Sweet and innocent so you slip up about your affair
If she is being extra sweet without cause, there is a reason why. If your “honey” doesn’t always act so sugar sweet, but has suddenly taken on a new lightheartedness, chances are she is trying to catch you with your guard down. A woman who is flirtatious can get us to say just about anything. She is trying to be playful in hopes that you will let your guard down and slip up on what’s been going on. Don’t be fooled by her feminine wiles. The minute you slip up your honey is going to turn into an attack bee. Just be careful if she is suddenly behaving differently than what you are used to. There is always a reason why.
When in doubt make stuff up
She may start to make up situations that didn’t happen to see what your responses to them are. If she says stuff like one of her friends saw you somewhere, or ran into you somewhere, and you don’t remember, it is because she is trying to see what your reaction is. Like dealing with a pack of wolves, show no fear. If you give the slightest indication that you are fearful, or act like you are thinking too hard about making up a story, you are dead in the water. Practice scenarios so that you are covered for any situation that arises. Learn to gauge your reactions so you don’t ever present panic to her. She is trying to shake you up. (signs someone is lying) Don’t let her.
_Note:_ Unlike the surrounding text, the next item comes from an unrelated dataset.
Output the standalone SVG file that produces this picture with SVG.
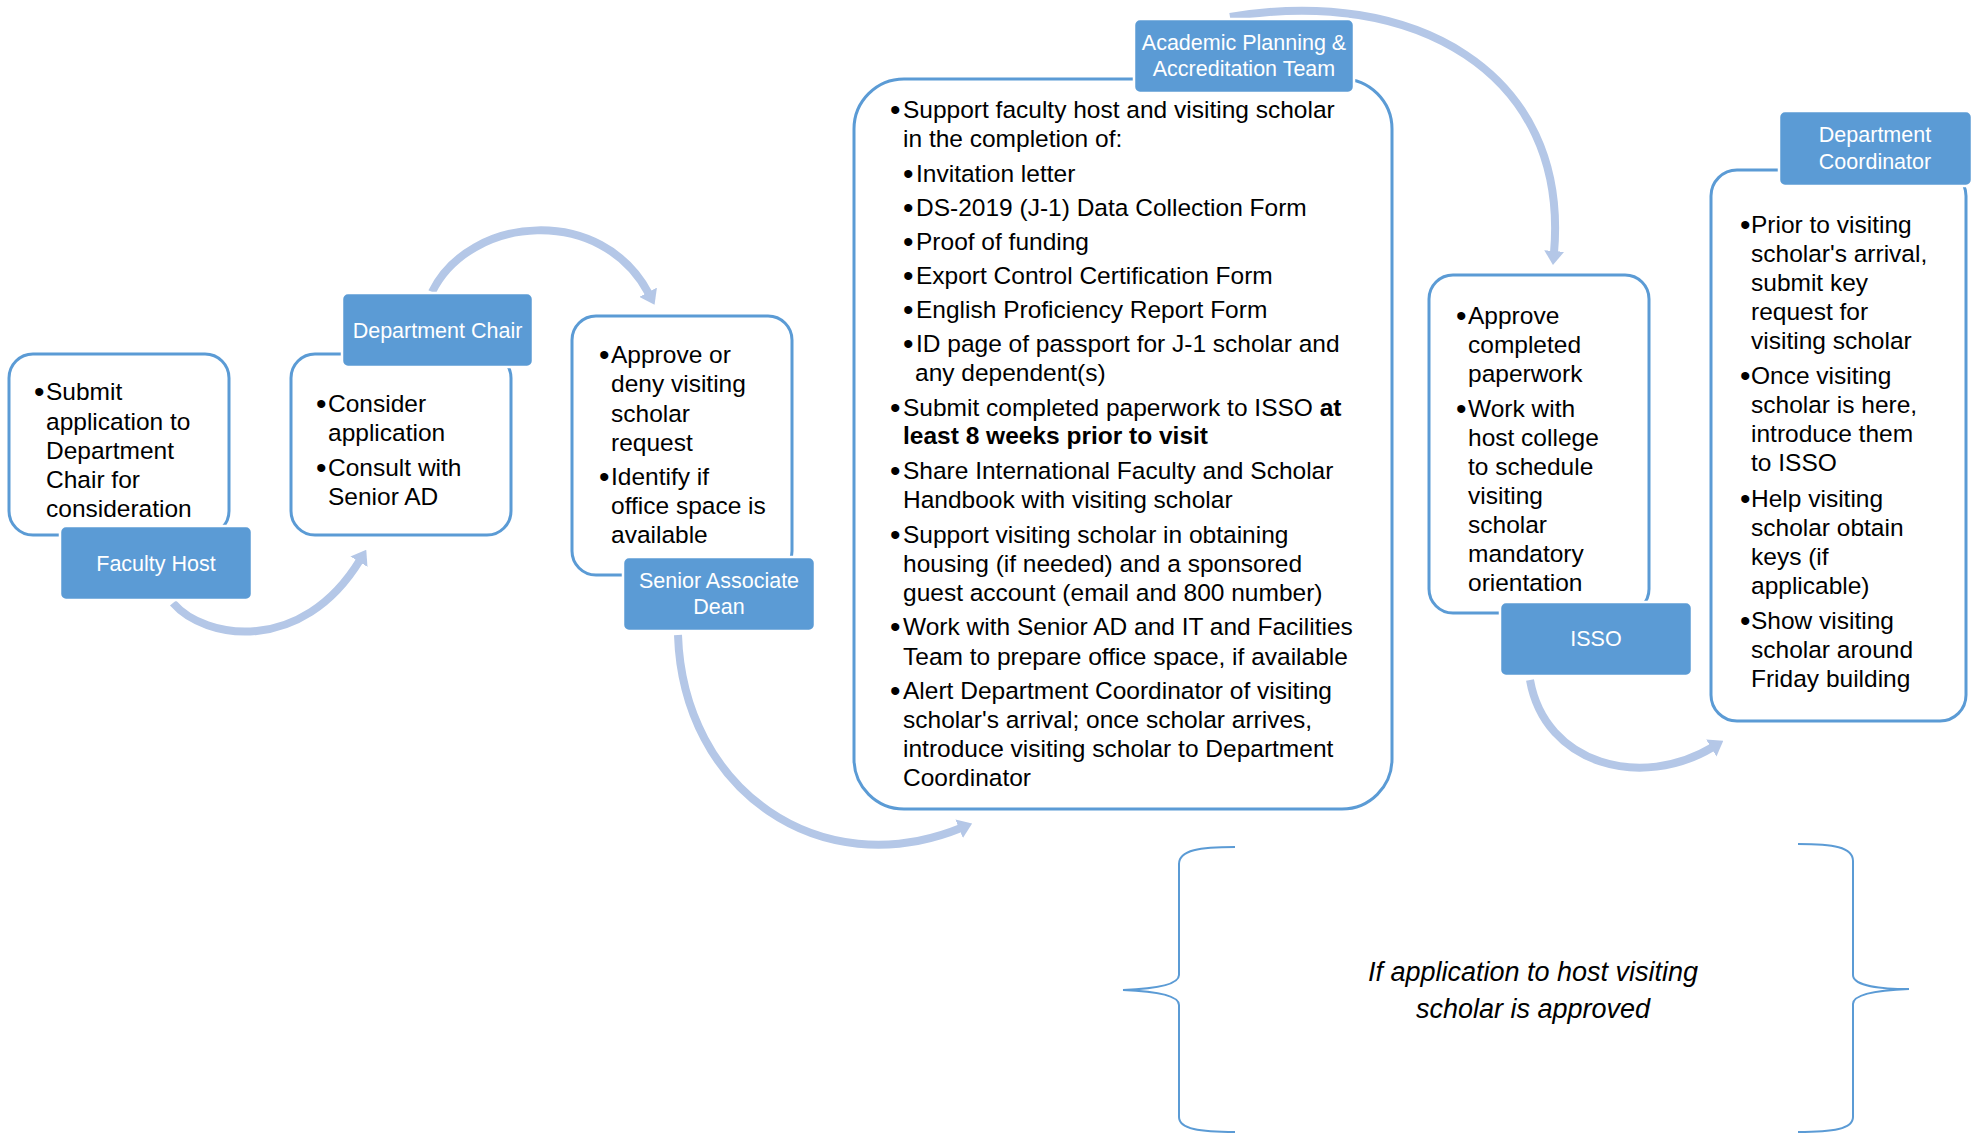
<svg xmlns="http://www.w3.org/2000/svg" width="1975" height="1134" viewBox="0 0 1975 1134">
<style>
.box{fill:#fff;stroke:#5B9BD5;stroke-width:3}
.lab{fill:#5B9BD5;stroke:#fff;stroke-width:2.5}
.lt{font-family:"Liberation Sans",Arial,sans-serif;font-size:21.5px;fill:#fff;text-anchor:middle}
.bt{font-family:"Liberation Sans",Arial,sans-serif;font-size:24.5px;fill:#000}
.bu{font-size:30px}
.arr{fill:none;stroke:#B4C7E7;stroke-width:8;marker-end:url(#ah)}
.brace{fill:none;stroke:#5B9BD5;stroke-width:2}
.it{font-family:"Liberation Sans",Arial,sans-serif;font-size:27px;font-style:italic;fill:#000;text-anchor:middle}
</style>
<defs>
<marker id="ah" markerUnits="userSpaceOnUse" markerWidth="14" markerHeight="20" viewBox="0 0 14 20" refX="2" refY="10" orient="auto"><path d="M0,0 L14,10 L0,20 z" fill="#B4C7E7"/></marker>
</defs>
<rect width="1975" height="1134" fill="#fff"/>
<g id="connectors">
<path class="arr" d="M173,603 C205,640 302,655 360,560"/>
<path class="arr" d="M432,292 C470,215 602,204 649,294"/>
<path class="arr" d="M678,635 C683,790 820,885 961,828"/>
<path class="arr" d="M1230,17 C1410,-14 1570,70 1554,253"/>
<path class="arr" d="M1530,680 C1545,765 1642,790 1713,747"/>
</g>
<g id="faculty-host">
<rect class="box" x="9" y="354" width="220" height="181" rx="24"/>
<rect class="lab" x="60" y="526" width="192" height="74" rx="6"/>
<text class="lt" x="156" y="571">Faculty Host</text>
<g class="bt">
<text class="bu" x="34" y="402">•</text><text x="46" y="400">Submit</text>
<text x="46" y="430">application to</text>
<text x="46" y="459">Department</text>
<text x="46" y="488">Chair for</text>
<text x="46" y="517">consideration</text>
</g>
</g>
<g id="department-chair">
<rect class="box" x="291" y="354" width="220" height="181" rx="24"/>
<rect class="lab" x="342" y="293" width="191" height="74" rx="6"/>
<text class="lt" x="437.5" y="338">Department Chair</text>
<g class="bt">
<text class="bu" x="316" y="414">•</text><text x="328" y="412">Consider</text>
<text x="328" y="441">application</text>
<text class="bu" x="316" y="478">•</text><text x="328" y="476">Consult with</text>
<text x="328" y="505">Senior AD</text>
</g>
</g>
<g id="senior-associate-dean">
<rect class="box" x="572" y="316" width="220" height="259" rx="24"/>
<rect class="lab" x="623" y="557" width="192" height="74" rx="6"/>
<text class="lt" x="719" y="588">Senior Associate</text>
<text class="lt" x="719" y="614">Dean</text>
<g class="bt">
<text class="bu" x="599" y="365">•</text><text x="611" y="363">Approve or</text>
<text x="611" y="392">deny visiting</text>
<text x="611" y="422">scholar</text>
<text x="611" y="451">request</text>
<text class="bu" x="599" y="487">•</text><text x="611" y="485">Identify if</text>
<text x="611" y="514">office space is</text>
<text x="611" y="543">available</text>
</g>
</g>
<g id="academic-planning">
<rect class="box" x="854" y="79" width="538" height="730" rx="50"/>
<rect class="lab" x="1134" y="19" width="220" height="74" rx="6"/>
<text class="lt" x="1244" y="50">Academic Planning &amp;</text>
<text class="lt" x="1244" y="76">Accreditation Team</text>
<g class="bt">
<text class="bu" x="890" y="120">•</text><text x="903" y="118">Support faculty host and visiting scholar</text>
<text x="903" y="147">in the completion of:</text>
<text class="bu" x="903" y="184">•</text><text x="916" y="182">Invitation letter</text>
<text class="bu" x="903" y="218">•</text><text x="916" y="216">DS-2019 (J-1) Data Collection Form</text>
<text class="bu" x="903" y="252">•</text><text x="916" y="250">Proof of funding</text>
<text class="bu" x="903" y="286">•</text><text x="916" y="284">Export Control Certification Form</text>
<text class="bu" x="903" y="320">•</text><text x="916" y="318">English Proficiency Report Form</text>
<text class="bu" x="903" y="354">•</text><text x="916" y="352">ID page of passport for J-1 scholar and</text>
<text x="915" y="381">any dependent(s)</text>
<text class="bu" x="890" y="418">•</text><text x="903" y="416">Submit completed paperwork to ISSO <tspan font-weight="bold">at</tspan></text>
<text x="903" y="444" font-weight="bold">least 8 weeks prior to visit</text>
<text class="bu" x="890" y="481">•</text><text x="903" y="479">Share International Faculty and Scholar</text>
<text x="903" y="508">Handbook with visiting scholar</text>
<text class="bu" x="890" y="545">•</text><text x="903" y="543">Support visiting scholar in obtaining</text>
<text x="903" y="572">housing (if needed) and a sponsored</text>
<text x="903" y="601">guest account (email and 800 number)</text>
<text class="bu" x="890" y="637">•</text><text x="903" y="635">Work with Senior AD and IT and Facilities</text>
<text x="903" y="665">Team to prepare office space, if available</text>
<text class="bu" x="890" y="701">•</text><text x="903" y="699">Alert Department Coordinator of visiting</text>
<text x="903" y="728">scholar's arrival; once scholar arrives,</text>
<text x="903" y="757">introduce visiting scholar to Department</text>
<text x="903" y="786">Coordinator</text>
</g>
</g>
<g id="isso">
<rect class="box" x="1429" y="275" width="220" height="338" rx="24"/>
<rect class="lab" x="1500" y="602" width="192" height="74" rx="6"/>
<text class="lt" x="1596" y="646">ISSO</text>
<g class="bt">
<text class="bu" x="1456" y="326">•</text><text x="1468" y="324">Approve</text>
<text x="1468" y="353">completed</text>
<text x="1468" y="382">paperwork</text>
<text class="bu" x="1456" y="419">•</text><text x="1468" y="417">Work with</text>
<text x="1468" y="446">host college</text>
<text x="1468" y="475">to schedule</text>
<text x="1468" y="504">visiting</text>
<text x="1468" y="533">scholar</text>
<text x="1468" y="562">mandatory</text>
<text x="1468" y="591">orientation</text>
</g>
</g>
<g id="department-coordinator">
<rect class="box" x="1711" y="170" width="255" height="551" rx="26"/>
<rect class="lab" x="1779" y="111" width="193" height="75" rx="6"/>
<text class="lt" x="1875" y="142">Department</text>
<text class="lt" x="1875" y="169">Coordinator</text>
<g class="bt">
<text class="bu" x="1740" y="235">•</text><text x="1751" y="233">Prior to visiting</text>
<text x="1751" y="262">scholar's arrival,</text>
<text x="1751" y="291">submit key</text>
<text x="1751" y="320">request for</text>
<text x="1751" y="349">visiting scholar</text>
<text class="bu" x="1740" y="386">•</text><text x="1751" y="384">Once visiting</text>
<text x="1751" y="413">scholar is here,</text>
<text x="1751" y="442">introduce them</text>
<text x="1751" y="471">to ISSO</text>
<text class="bu" x="1740" y="509">•</text><text x="1751" y="507">Help visiting</text>
<text x="1751" y="536">scholar obtain</text>
<text x="1751" y="565">keys (if</text>
<text x="1751" y="594">applicable)</text>
<text class="bu" x="1740" y="631">•</text><text x="1751" y="629">Show visiting</text>
<text x="1751" y="658">scholar around</text>
<text x="1751" y="687">Friday building</text>
</g>
</g>
<g id="approval-note">
<path class="brace" d="M1235,847 C1200,847 1179,850 1179,864 L1179,975 C1179,986 1150,989 1123,990 C1150,991 1179,994 1179,1005 L1179,1117 C1179,1129 1200,1132 1235,1132"/>
<path class="brace" d="M1798,844 C1833,844 1853,847 1853,861 L1853,975 C1853,986 1882,989 1909,989 C1882,990 1853,993 1853,1004 L1853,1117 C1853,1129 1833,1132 1798,1132"/>
<text class="it" x="1533" y="981">If application to host visiting</text>
<text class="it" x="1533" y="1018">scholar is approved</text>
</g>
</svg>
Fishing to catch you in an affair lie
If it feels like a fishing expedition, it is. Women will sometimes just throw out random questions that are supposed to mean “nothing”. A woman never asks a question for no reason. When she asks there is always a “right” and a “wrong” answer. She isn’t really asking a question as much as looking for a specific answer. If you don’t answer the way that she is looking for you to, more questions will ensue. If she begins down this fishing path, don’t run from the answers. Any appearance of avoidance will have her casting another line. Answer her questions poignantly and quickly. The more you avoid, or don’t give clear answers, the more the questions will come. The best course to take with a woman is never to ignore her. When you don’t acknowledge, or you pretend not to hear her, she just gets louder. Even if it is something that is murky waters, answer it. If you don’t, you will be caught for sure. By answering you at least have a fighting chance.
Above all, stay on your guard. There is no such thing as a woman who doesn’t know what her man has been up to unless you are very good at what you do, and most men are not when it comes to having an affair.